**Task directions**.
Omit every picture, and retype the lines that run from the beginning of the data below through the line containing "Serif', 'Times New", inclusive.

>> Begin Stored data

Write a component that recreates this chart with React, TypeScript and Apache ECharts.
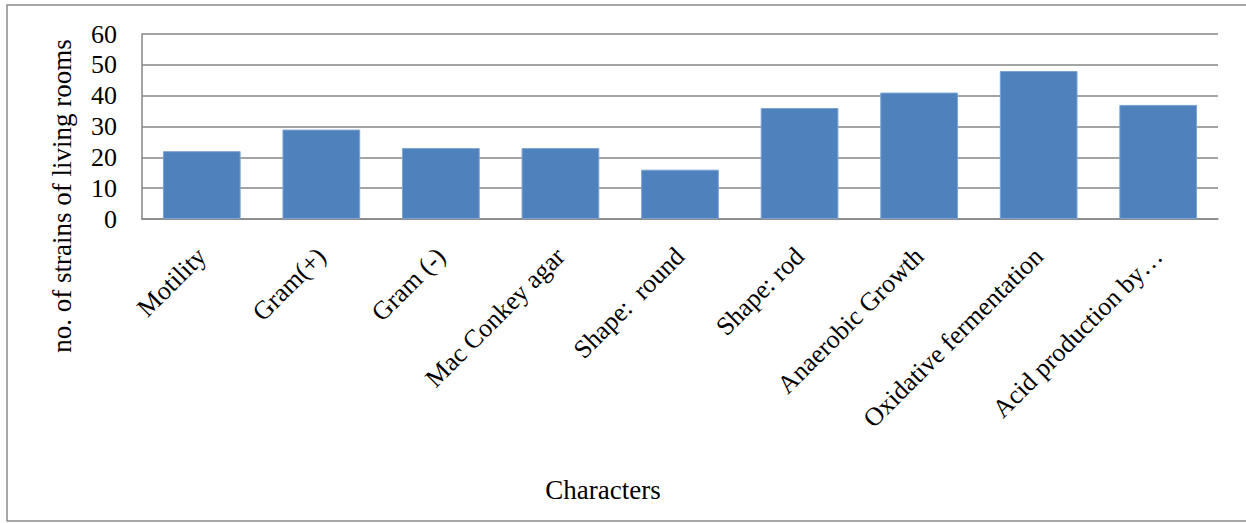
import React, { useEffect, useRef } from "react";
import * as echarts from "echarts";

const categories = [
  "Motility",
  "Gram(+)",
  "Gram (-)",
  "Mac Conkey agar",
  "Shape:  round",
  "Shape: rod",
  "Anaerobic Growth",
  "Oxidative fermentation",
  "Acid production by…",
];
const values = [22, 29, 23, 23, 16, 36, 41, 48, 37];
const yTicks = { min: 0, max: 60, interval: 10 };
const yTitle = "no. of strains of living rooms";
const xTitle = "Characters";

const FONT = "'Liberation Serif', 'Times New Roman', serif";

export default function App() {
  const ref = useRef<HTMLDivElement>(null);
  useEffect(() => {
    if (!ref.current) return;
    const chart = echarts.init(ref.current, undefined, { renderer: "svg" });
    chart.setOption({
      animation: false,
      backgroundColor: "#ffffff",
      grid: { left: 142, top: 34, right: 28, bottom: 304, containLabel: false },
      xAxis: {
        type: "category",
        data: categories,
        axisLine: { show: true, lineStyle: { color: "#868686", width: 1.5 } },
        axisTick: { show: false },
        axisLabel: {
          rotate: 45,
          interval: 0,
          margin: 33,
          color: "#000",
          fontFamily: FONT,
          fontSize: 26,
        },
      },
      yAxis: {
        type: "value",
        min: yTicks.min,
        max: yTicks.max,
        interval: yTicks.interval,
        axisLine: { show: true, lineStyle: { color: "#868686", width: 1.5 } },
        axisTick: { show: false },
        splitLine: { show: true, lineStyle: { color: "#868686", width: 1.5 } },
        axisLabel: {
          margin: 25,
          color: "#000",
          fontFamily: FONT,
          fontSize: 26,
        },
      },
      series: [
        {
          type: "bar",
          data: values,
          barCategoryGap: "35%",
          itemStyle: { color: "#4F81BD", borderColor: "#7aa3d4", borderWidth: 1 },
        },
      ],
      graphic: [
        {
          type: "rect",
          shape: { x: 7, y: 5, width: 1260, height: 516 },
          style: { fill: "none", stroke: "#8c8c8c", lineWidth: 1.5 },
          silent: true,
          z: -1,
        },
        {
          type: "text",
          x: 62,
          y: 196,
          rotation: Math.PI / 2,
          style: {
            text: yTitle,
            fontFamily: FONT,
            fontSize: 27,
            fill: "#000",
            align: "center",
            verticalAlign: "middle",
          },
        },
        {
          type: "text",
          x: 603,
          y: 490,
          style: {
            text: xTitle,
            fontFamily: FONT,
            fontSize: 27,
            fill: "#000",
            align: "center",
            verticalAlign: "middle",
          },
        },
      ],
    });
    return () => chart.dispose();
  }, []);
  return (
    <div
      ref={ref}
      style={{ position: "absolute", left: 0, top: 0, width: 1246, height: 523 }}
    />
  );
}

>> End Stored data

**Completed exercise**.
Write a component that recreates this chart with React, TypeScript and Apache ECharts.
import React, { useEffect, useRef } from "react";
import * as echarts from "echarts";

const categories = [
  "Motility",
  "Gram(+)",
  "Gram (-)",
  "Mac Conkey agar",
  "Shape:  round",
  "Shape: rod",
  "Anaerobic Growth",
  "Oxidative fermentation",
  "Acid production by…",
];
const values = [22, 29, 23, 23, 16, 36, 41, 48, 37];
const yTicks = { min: 0, max: 60, interval: 10 };
const yTitle = "no. of strains of living rooms";
const xTitle = "Characters";

const FONT = "'Liberation Serif', 'Times New Roman', serif";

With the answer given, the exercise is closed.